Repeat, exactly and completely, the material that follows. Omit the pictures.

======

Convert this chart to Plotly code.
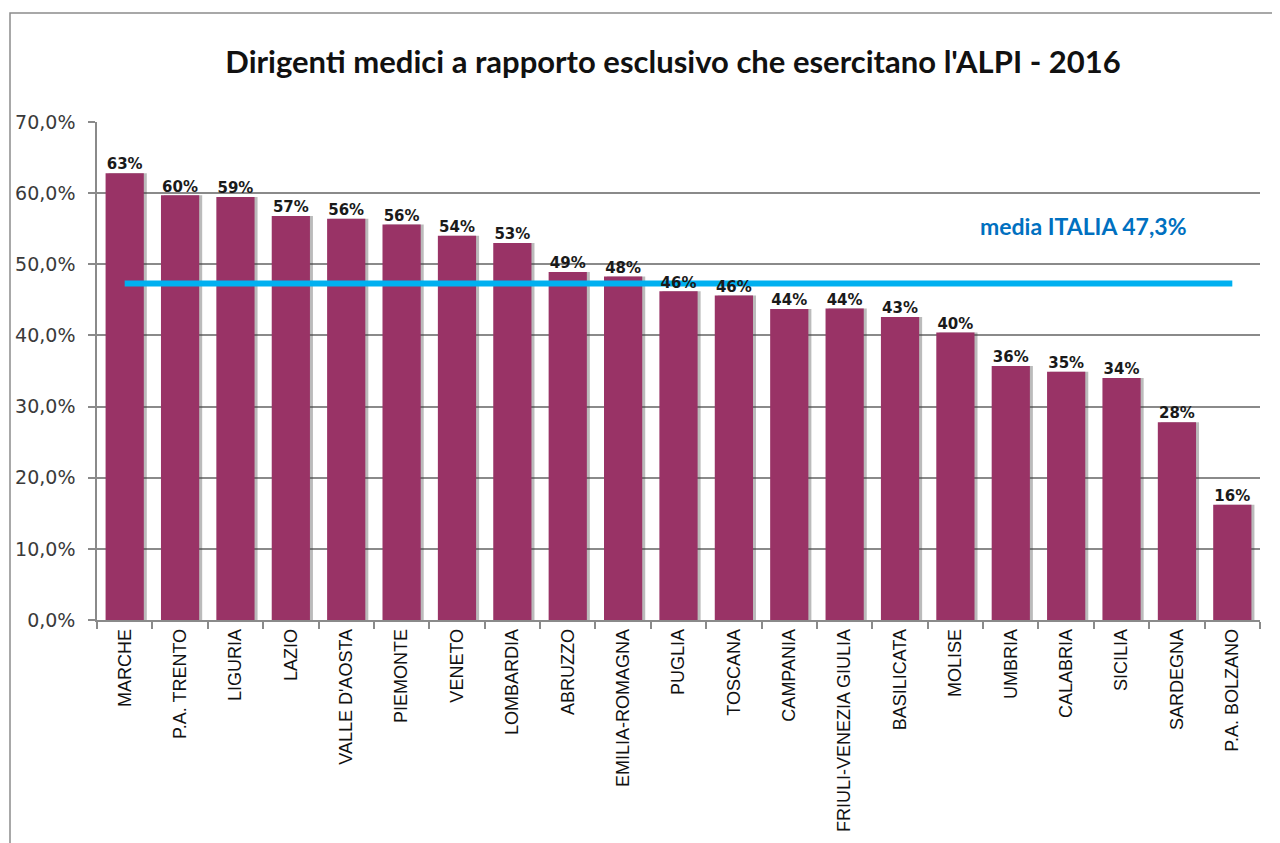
import plotly.graph_objects as go

# ---- data ----
regions = ["MARCHE", "P.A. TRENTO", "LIGURIA", "LAZIO", "VALLE D'AOSTA", "PIEMONTE",
           "VENETO", "LOMBARDIA", "ABRUZZO", "EMILIA-ROMAGNA", "PUGLIA", "TOSCANA",
           "CAMPANIA", "FRIULI-VENEZIA GIULIA", "BASILICATA", "MOLISE", "UMBRIA",
           "CALABRIA", "SICILIA", "SARDEGNA", "P.A. BOLZANO"]
values = [62.8, 59.7, 59.45, 56.8, 56.4, 55.6, 54.0, 53.0, 48.9, 48.3, 46.2, 45.6,
          43.7, 43.8, 42.6, 40.4, 35.7, 34.9, 34.0, 27.8, 16.2]
media_italia = 47.3
title_text = "Dirigenti medici a rapporto esclusivo che esercitano l'ALPI - 2016"
media_label = "media ITALIA 47,3%"

# ---- layout constants (page pixels; the page body adds an 8px offset) ----
OFF = 8
W, H = 1280 - OFF, 843 - OFF
L, R, T, B = 97 - OFF, 20, 122 - OFF, 223
PW, PH = W - L - R, H - T - B
BAR_COLOR = "#993366"
LINE_COLOR = "#00B0F0"
GRID = "#8a8a8a"
BAR_W = 0.69
CAT_PX = PW / len(regions)

labels = [f"{round(v)}%" for v in values]

fig = go.Figure()
# soft shadow behind bars
fig.add_trace(go.Bar(x=regions, y=values, width=BAR_W, offset=-BAR_W / 2 + 3 / CAT_PX,
                     marker=dict(color="rgba(60,60,60,0.35)", line=dict(width=0)),
                     hoverinfo="skip", showlegend=False))
fig.add_trace(go.Bar(x=regions, y=values, width=BAR_W, offset=-BAR_W / 2,
                     marker=dict(color=BAR_COLOR, line=dict(width=0)),
                     hoverinfo="x+y", showlegend=False))
fig.add_trace(go.Scatter(x=[regions[0], regions[-1]], y=[media_italia, media_italia],
                         mode="lines", line=dict(color=LINE_COLOR, width=6),
                         hoverinfo="skip", showlegend=False))
fig.add_trace(go.Scatter(x=regions, y=values, mode="text", text=labels,
                         textposition="top center",
                         textfont=dict(family="DejaVu Sans", size=15, color="#1a1a1a", weight="bold"),
                         hoverinfo="skip", showlegend=False))

def px_x(p):
    return (p - OFF - L) / PW

def px_y(p):
    return (T + PH - (p - OFF)) / PH

fig.add_shape(type="path", xref="paper", yref="paper",
              path=f"M {px_x(10)} {px_y(870)} L {px_x(10)} {px_y(13)} L {px_x(1320)} {px_y(13)}",
              line=dict(color="#8c8c8c", width=1.5), layer="above")

fig.add_annotation(x=px_x(1083), y=px_y(226), xref="paper", yref="paper",
                   text=media_label, showarrow=False, xanchor="center", yanchor="middle",
                   font=dict(family="Lato", size=23, color="#0070C0", weight="bold"))

fig.update_layout(
    width=W, height=H,
    margin=dict(l=L, r=R, t=T, b=B, autoexpand=False),
    paper_bgcolor="white", plot_bgcolor="white",
    separators=",.",
    barmode="overlay",
    title=dict(text=title_text, x=(673 - OFF) / W, xref="container", xanchor="center",
               y=1 - (62 - OFF) / H, yref="container", yanchor="middle",
               font=dict(family="Lato", size=31, color="#111111", weight="bold")),
    xaxis=dict(type="category", range=[-0.5, len(regions) - 0.5],
               showline=True, linecolor=GRID, linewidth=1.5,
               ticks="outside", tickson="boundaries", ticklen=7, tickcolor=GRID, tickwidth=1.5,
               tickangle=-90, showgrid=False,
               tickfont=dict(family="Liberation Sans", size=18, color="#111111")),
    yaxis=dict(range=[0, 70], dtick=10, tick0=0, tickformat=".1f", ticksuffix="%",
               showline=True, linecolor=GRID, linewidth=1.5,
               ticks="outside", ticklen=7, tickcolor=GRID, tickwidth=1.5,
               showgrid=True, gridcolor=GRID, gridwidth=1.5, zeroline=False,
               ticklabelstandoff=9,
               tickfont=dict(family="DejaVu Sans", size=19, color="#3a3a3a")),
)

fig.write_html("out.html")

======

Response below -
Convert this chart to Plotly code.
import plotly.graph_objects as go

# ---- data ----
regions = ["MARCHE", "P.A. TRENTO", "LIGURIA", "LAZIO", "VALLE D'AOSTA", "PIEMONTE",
           "VENETO", "LOMBARDIA", "ABRUZZO", "EMILIA-ROMAGNA", "PUGLIA", "TOSCANA",
           "CAMPANIA", "FRIULI-VENEZIA GIULIA", "BASILICATA", "MOLISE", "UMBRIA",
           "CALABRIA", "SICILIA", "SARDEGNA", "P.A. BOLZANO"]
values = [62.8, 59.7, 59.45, 56.8, 56.4, 55.6, 54.0, 53.0, 48.9, 48.3, 46.2, 45.6,
          43.7, 43.8, 42.6, 40.4, 35.7, 34.9, 34.0, 27.8, 16.2]
media_italia = 47.3
title_text = "Dirigenti medici a rapporto esclusivo che esercitano l'ALPI - 2016"
media_label = "media ITALIA 47,3%"

# ---- layout constants (page pixels; the page body adds an 8px offset) ----
OFF = 8
W, H = 1280 - OFF, 843 - OFF
L, R, T, B = 97 - OFF, 20, 122 - OFF, 223
PW, PH = W - L - R, H - T - B
BAR_COLOR = "#993366"
LINE_COLOR = "#00B0F0"
GRID = "#8a8a8a"
BAR_W = 0.69
CAT_PX = PW / len(regions)

labels = [f"{round(v)}%" for v in values]

fig = go.Figure()
# soft shadow behind bars
fig.add_trace(go.Bar(x=regions, y=values, width=BAR_W, offset=-BAR_W / 2 + 3 / CAT_PX,
                     marker=dict(color="rgba(60,60,60,0.35)", line=dict(width=0)),
                     hoverinfo="skip", showlegend=False))
fig.add_trace(go.Bar(x=regions, y=values, width=BAR_W, offset=-BAR_W / 2,
                     marker=dict(color=BAR_COLOR, line=dict(width=0)),
                     hoverinfo="x+y", showlegend=False))
fig.add_trace(go.Scatter(x=[regions[0], regions[-1]], y=[media_italia, media_italia],
                         mode="lines", line=dict(color=LINE_COLOR, width=6),
                         hoverinfo="skip", showlegend=False))
fig.add_trace(go.Scatter(x=regions, y=values, mode="text", text=labels,
                         textposition="top center",
                         textfont=dict(family="DejaVu Sans", size=15, color="#1a1a1a", weight="bold"),
                         hoverinfo="skip", showlegend=False))

def px_x(p):
    return (p - OFF - L) / PW

def px_y(p):
    return (T + PH - (p - OFF)) / PH

fig.add_shape(type="path", xref="paper", yref="paper",
              path=f"M {px_x(10)} {px_y(870)} L {px_x(10)} {px_y(13)} L {px_x(1320)} {px_y(13)}",
              line=dict(color="#8c8c8c", width=1.5), layer="above")

fig.add_annotation(x=px_x(1083), y=px_y(226), xref="paper", yref="paper",
                   text=media_label, showarrow=False, xanchor="center", yanchor="middle",
                   font=dict(family="Lato", size=23, color="#0070C0", weight="bold"))

fig.update_layout(
    width=W, height=H,
    margin=dict(l=L, r=R, t=T, b=B, autoexpand=False),
    paper_bgcolor="white", plot_bgcolor="white",
    separators=",.",
    barmode="overlay",
    title=dict(text=title_text, x=(673 - OFF) / W, xref="container", xanchor="center",
               y=1 - (62 - OFF) / H, yref="container", yanchor="middle",
               font=dict(family="Lato", size=31, color="#111111", weight="bold")),
    xaxis=dict(type="category", range=[-0.5, len(regions) - 0.5],
               showline=True, linecolor=GRID, linewidth=1.5,
               ticks="outside", tickson="boundaries", ticklen=7, tickcolor=GRID, tickwidth=1.5,
               tickangle=-90, showgrid=False,
               tickfont=dict(family="Liberation Sans", size=18, color="#111111")),
    yaxis=dict(range=[0, 70], dtick=10, tick0=0, tickformat=".1f", ticksuffix="%",
               showline=True, linecolor=GRID, linewidth=1.5,
               ticks="outside", ticklen=7, tickcolor=GRID, tickwidth=1.5,
               showgrid=True, gridcolor=GRID, gridwidth=1.5, zeroline=False,
               ticklabelstandoff=9,
               tickfont=dict(family="DejaVu Sans", size=19, color="#3a3a3a")),
)

fig.write_html("out.html")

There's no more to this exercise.